20 Jan



In Rylands V Fletcher, the defendant employed an independent contractor to build a reservoir on his land. While working, the contractors discovered a series of coal shafts (which unknown to them linked to the plaintiff’s land) which were loosely covered by debris, they did not block these coal shafts properly. The reservoir burst and flooded the neighbouring mine which was run by Fletcher. This situation/wrong did not fall under any existing tort.

This is the rule (quoted but somehow summarised):

Note that you should try and quote it in exams in the introductory parts.

A person, who for his own purpose brings on his land and (or) collects and keeps there anything likely to do mischief if it escapes, must keep it at his peril, if he does not do so, he is prima facie answerable for all the damage which is the natural consequence of the thing’s escape-Blackburn J, (speaking on behalf of the judges) in the Ryland V Fletcher Case

At the Court of Appeal, Lord Cairns added that the thing which escapes must be a non-natural user of the defendant’s land.

Simply put; Rylands V Fletcher generally established strict liability for damage which occur from escape of tangible things from a defendant’s land.

The following elements can be deduced from the foregoing:

  1. The defendant must have brought/accumulated (or authorised the bringing/accumulation) of a deleterious substance on his land: Where he did not bring it into/accumulate it in his land, then no liability-Giles v. Walker.
  2. The thing brought onto the land must have escaped. In Read V Lyons inability to prove escape from the defendant’s premises was fatal to the plaintiff’s claim. Similar position in Hunter v. Canary Wharf. In Pointing V Noakes where the claimant’s horse stretched over the defendant’s fence and ate leaves from his yew (poisonous) tree and died… held, no escape. But on similar facts in Crowhurst V Amersham Burial Board court found escape because the yew tree overstretched the defendant’s land into the plaintiff’s. See also; Hale V Jennings, Powell V Fall and Midwood V Manchester, where in these cases, the plaintiffs were successful in proving escape.

:: Note however; Umudje v. SPDCN Ltd which distinguishes diversion from escape. Here, the defendants diverted a natural stream away from the plaintiff’s fishery and spilled some oil into his land. The defendants were held strictly liable for the spillage but not the diversion.

  1. The defendant would be liable for damages caused by the escape (NEPA v. Ali): provided the plaintiff is able to prove the damages/injury which may include (but not usually granted for-(Read V Lyons)) personal injuries-Hale V
  2. The thing brought upon the defendant’s land must be a NON-NATURAL USER.

From the interpretation of NEPA V Ali, the dictum of Lord Mutton in Rickards V Lothian, Rouse V Gravelworks, and a host of other cases over the years, Non-Natural use means the defendant bringing and keeping/accumulating a thing upon his land in a way no reasonable man ordinarily would. I.e.outside the normal daily usage and practice of mankind at a particular time as such can have adverse effects if mishandled.
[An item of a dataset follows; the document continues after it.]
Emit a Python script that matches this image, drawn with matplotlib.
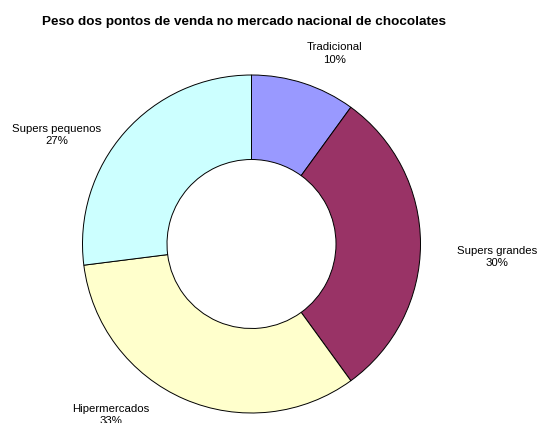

Look at this instance; installing a water system and putting a tank to supply the house, having cooking gas, fuel gallon in garage, installing electricity in house, having a swimming pool, planting trees, etc. are natural uses/users. However it can become non-natural if instead of a swimming pool, you corner a whole stream into your house, instead of a gallon of petrol, you park a full trailer of petrol in your compound, etc. An explosion of the full trailer would be devastating and liability (under Rylands V Fletcher) would arise if the explosion escapes from your house and affects neighbouring persons or properties. See Musegrove V Pandelis.

In determining what amounts to a non-natural use, the courts would consider the benefit of the activity, quantity of use, likelihood and gravity of damage. Taking note of the place and practice of mankind.